The desire to free herself from societal strictures flows into her work. Across her performances and videos, the notion of invisibility appears often. Mujinga describes the term as a space of freedom. “Invisibility is also a space for rest,” she said.
Her best known pieces are her large textile sculptures, hooded shadowy figures that stand tall in the room. They don’t have faces and their intentions—if they have any—are inscrutable. Their presence is powerful, gentle, mysterious, and a bit ghostly.
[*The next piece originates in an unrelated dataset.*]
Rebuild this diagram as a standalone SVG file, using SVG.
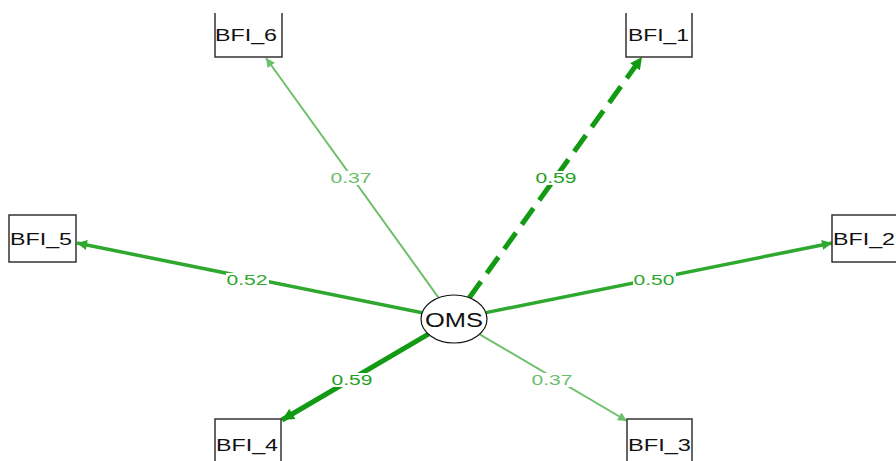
<svg xmlns="http://www.w3.org/2000/svg" width="896" height="461" viewBox="0 0 896 461">
  <style>
    .box { fill: #ffffff; stroke: #333333; stroke-width: 1.5; }
    .nlab { font-family: "Liberation Sans", Arial, sans-serif; font-size: 16px; fill: #111111; }
    .elab { font-family: "Liberation Sans", Arial, sans-serif; font-size: 14.5px; text-anchor: middle; }
    .lbg { fill: #ffffff; }
    .e37 { stroke: #6cc06c; stroke-width: 2; fill: none; }
    .e52 { stroke: #2ea82e; stroke-width: 3.5; fill: none; }
    .e59 { stroke: #129a12; stroke-width: 5; fill: none; }
  </style>
  <defs>
    <marker id="ah37" viewBox="0 0 10 10" refX="10" refY="5" markerWidth="11" markerHeight="9" markerUnits="userSpaceOnUse" orient="auto">
      <path d="M0,0 L10,5 L0,10 Z" fill="#6cc06c"/>
    </marker>
    <marker id="ah52" viewBox="0 0 10 10" refX="10" refY="5" markerWidth="12" markerHeight="10" markerUnits="userSpaceOnUse" orient="auto">
      <path d="M0,0 L10,5 L0,10 Z" fill="#2ea82e"/>
    </marker>
    <marker id="ah59" viewBox="0 0 10 10" refX="10" refY="5" markerWidth="13" markerHeight="12" markerUnits="userSpaceOnUse" orient="auto">
      <path d="M0,0 L10,5 L0,10 Z" fill="#129a12"/>
    </marker>
  </defs>
  <rect width="896" height="461" fill="#ffffff"/>

  <g id="connectors">
    <line class="e37" x1="438.7" y1="297.8" x2="266" y2="58" marker-end="url(#ah37)"/>
    <line class="e59" x1="469.3" y1="297.7" x2="642" y2="57" stroke-dasharray="20 10" marker-end="url(#ah59)"/>
    <line class="e52" x1="422.1" y1="312.7" x2="77" y2="243" marker-end="url(#ah52)"/>
    <line class="e52" x1="486" y1="312.6" x2="832" y2="243" marker-end="url(#ah52)"/>
    <line class="e59" x1="428.4" y1="334.1" x2="282" y2="420" marker-end="url(#ah59)"/>
    <line class="e37" x1="479.7" y1="334.3" x2="627" y2="421" marker-end="url(#ah37)"/>

    <rect class="lbg" x="330" y="171" width="43" height="14"/>
    <text class="elab" x="351" y="183" fill="#6cc06c" textLength="41" lengthAdjust="spacingAndGlyphs">0.37</text>
    <rect class="lbg" x="534" y="171" width="44" height="14"/>
    <text class="elab" x="556" y="183" fill="#1f9f1f" textLength="41" lengthAdjust="spacingAndGlyphs">0.59</text>
    <rect class="lbg" x="226" y="273" width="43" height="14"/>
    <text class="elab" x="247" y="285" fill="#2ea82e" textLength="41" lengthAdjust="spacingAndGlyphs">0.52</text>
    <rect class="lbg" x="633" y="273" width="43" height="14"/>
    <text class="elab" x="654" y="285" fill="#2ea82e" textLength="41" lengthAdjust="spacingAndGlyphs">0.50</text>
    <rect class="lbg" x="331" y="373" width="43" height="14"/>
    <text class="elab" x="352" y="385" fill="#1f9f1f" textLength="41" lengthAdjust="spacingAndGlyphs">0.59</text>
    <rect class="lbg" x="531" y="373" width="43" height="14"/>
    <text class="elab" x="552" y="385" fill="#6cc06c" textLength="41" lengthAdjust="spacingAndGlyphs">0.37</text>
  </g>

  <g id="OMS">
    <ellipse cx="454" cy="319" rx="33" ry="24" fill="#ffffff" stroke="#111111" stroke-width="1.2"/>
    <text x="454" y="327" font-family="'Liberation Sans', Arial, sans-serif" font-size="20" fill="#111111" text-anchor="middle" textLength="58" lengthAdjust="spacingAndGlyphs">OMS</text>
  </g>

  <g id="BFI_6">
    <path class="box" d="M215,13 V57 H282 V13"/>
    <text class="nlab" x="215" y="41" textLength="62" lengthAdjust="spacingAndGlyphs">BFI_6</text>
  </g>
  <g id="BFI_1">
    <path class="box" d="M626,13 V57 H692 V13"/>
    <text class="nlab" x="628" y="41" textLength="61" lengthAdjust="spacingAndGlyphs">BFI_1</text>
  </g>
  <g id="BFI_5">
    <rect class="box" x="9" y="215" width="67" height="47"/>
    <text class="nlab" x="10" y="245" textLength="62" lengthAdjust="spacingAndGlyphs">BFI_5</text>
  </g>
  <g id="BFI_2">
    <rect class="box" x="832" y="215" width="70" height="47"/>
    <text class="nlab" x="833" y="245" textLength="62" lengthAdjust="spacingAndGlyphs">BFI_2</text>
  </g>
  <g id="BFI_4">
    <rect class="box" x="215" y="419" width="66" height="50"/>
    <text class="nlab" x="216" y="451" textLength="62" lengthAdjust="spacingAndGlyphs">BFI_4</text>
  </g>
  <g id="BFI_3">
    <rect class="box" x="627" y="419" width="65" height="50"/>
    <text class="nlab" x="628" y="451" textLength="63" lengthAdjust="spacingAndGlyphs">BFI_3</text>
  </g>
</svg>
At the Neue Nationalgalerie Prize, for example, one group of figures, titled Reworlding Remains, appear like titans, composed of carefully arranged dark textiles hanging on steel. In another gallery, a draped form called Sentinels of Change looks like the hull of a ship or a dinosaur carcass, basked in an eerie green light. Everything trembles on the edge of being anthropomorphic.
Whether the works incite ominous feelings or awe depends on the viewer. Mujinga said her works explore the ways people project their ideas onto ambiguous subjects. “I am drawn to the fact of a figure just standing there, just taking up space and existing. What happens then?” she said. “People project things onto that figure. I have received—just by wearing a hoodie as a Black person who does not have long hair—the idea of being a fearsome Black man. Me just existing prompts such a projection onto me.”
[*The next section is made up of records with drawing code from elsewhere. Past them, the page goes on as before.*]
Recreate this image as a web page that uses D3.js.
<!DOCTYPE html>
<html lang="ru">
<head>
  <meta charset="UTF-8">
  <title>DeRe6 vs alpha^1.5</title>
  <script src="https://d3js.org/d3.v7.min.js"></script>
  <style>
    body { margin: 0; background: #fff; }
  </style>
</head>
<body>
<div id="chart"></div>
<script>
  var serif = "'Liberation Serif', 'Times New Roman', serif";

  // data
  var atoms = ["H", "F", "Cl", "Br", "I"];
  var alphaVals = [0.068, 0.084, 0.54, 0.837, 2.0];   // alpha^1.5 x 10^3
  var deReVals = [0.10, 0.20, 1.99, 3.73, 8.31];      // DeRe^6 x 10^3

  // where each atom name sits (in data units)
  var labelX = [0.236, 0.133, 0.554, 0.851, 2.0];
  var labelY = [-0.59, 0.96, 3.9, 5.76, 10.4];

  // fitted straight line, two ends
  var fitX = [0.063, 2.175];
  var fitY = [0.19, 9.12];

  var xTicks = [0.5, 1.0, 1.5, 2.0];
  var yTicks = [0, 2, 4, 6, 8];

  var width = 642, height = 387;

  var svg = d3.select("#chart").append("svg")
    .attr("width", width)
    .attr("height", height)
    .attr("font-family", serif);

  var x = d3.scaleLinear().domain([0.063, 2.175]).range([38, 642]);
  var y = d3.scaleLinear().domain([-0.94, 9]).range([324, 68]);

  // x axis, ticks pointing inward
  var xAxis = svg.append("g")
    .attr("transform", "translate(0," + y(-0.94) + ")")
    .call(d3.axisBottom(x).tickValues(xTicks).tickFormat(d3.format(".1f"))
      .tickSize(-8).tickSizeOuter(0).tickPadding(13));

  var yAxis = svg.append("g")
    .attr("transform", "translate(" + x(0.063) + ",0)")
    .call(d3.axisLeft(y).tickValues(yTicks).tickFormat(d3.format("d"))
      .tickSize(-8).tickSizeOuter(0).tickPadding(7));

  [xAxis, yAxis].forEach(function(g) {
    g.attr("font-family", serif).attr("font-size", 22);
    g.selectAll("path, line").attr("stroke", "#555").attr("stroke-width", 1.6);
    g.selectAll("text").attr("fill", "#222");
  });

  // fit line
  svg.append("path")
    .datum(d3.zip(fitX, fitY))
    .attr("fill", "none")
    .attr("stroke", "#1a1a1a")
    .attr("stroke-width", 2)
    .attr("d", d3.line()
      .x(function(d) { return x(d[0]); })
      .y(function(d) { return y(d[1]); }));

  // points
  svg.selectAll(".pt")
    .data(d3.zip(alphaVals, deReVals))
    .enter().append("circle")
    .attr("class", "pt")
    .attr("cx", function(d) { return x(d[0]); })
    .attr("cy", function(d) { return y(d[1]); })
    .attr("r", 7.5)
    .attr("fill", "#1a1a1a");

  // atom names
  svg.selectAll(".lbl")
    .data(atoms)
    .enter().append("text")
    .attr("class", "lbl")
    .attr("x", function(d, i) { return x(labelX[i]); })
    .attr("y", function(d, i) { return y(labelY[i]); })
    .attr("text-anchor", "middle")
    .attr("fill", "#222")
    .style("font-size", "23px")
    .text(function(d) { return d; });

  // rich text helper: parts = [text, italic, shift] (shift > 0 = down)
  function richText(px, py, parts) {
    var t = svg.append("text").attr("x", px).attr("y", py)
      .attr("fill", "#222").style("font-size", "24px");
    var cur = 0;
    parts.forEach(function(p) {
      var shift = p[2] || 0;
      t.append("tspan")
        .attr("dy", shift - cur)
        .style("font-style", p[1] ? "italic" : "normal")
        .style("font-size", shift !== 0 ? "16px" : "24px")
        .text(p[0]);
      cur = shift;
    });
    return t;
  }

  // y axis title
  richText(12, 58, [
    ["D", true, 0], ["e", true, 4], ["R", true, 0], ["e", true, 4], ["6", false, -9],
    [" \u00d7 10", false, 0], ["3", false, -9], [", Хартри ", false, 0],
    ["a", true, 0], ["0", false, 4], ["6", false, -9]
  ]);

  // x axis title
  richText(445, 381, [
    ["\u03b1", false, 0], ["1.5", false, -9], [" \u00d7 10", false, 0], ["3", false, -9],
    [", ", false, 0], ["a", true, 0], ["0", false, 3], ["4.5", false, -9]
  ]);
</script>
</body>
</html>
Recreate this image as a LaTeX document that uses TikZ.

She quotes the author Claudia Rankine: “Because white men can’t police their imagination, Black men are dying.”
We discussed the “rush” to correct the absence or Black artists in long-exclusive spaces. “There are not yet the structures to perhaps support the person or keep them safe there,” Mujinga said. “I almost freak out when people tell me that I am ‘the first Black woman’ being invited… Because that means there is a reason why there has not been anyone before me.”
The constant talk about the art world’s hyped moment of racial awareness is unpleasant. “I think quite a lot about mental health and how to still have this confidence, because we also can be told that this is now a trend,” she said. “How does that affect your productivity when you have to have that in mind?”
She hopes that museums will do more to accommodate Black perspectives in museums and galleries long term, not only by way of exhibitions and programming, but also by hiring more diverse staff.
“A Black woman who worked at an institution came up to me once and said, ‘I want to see the art you are making when you are 60.’ That was a really beautiful comment for me,” she said. “Black artists should grow old, too.”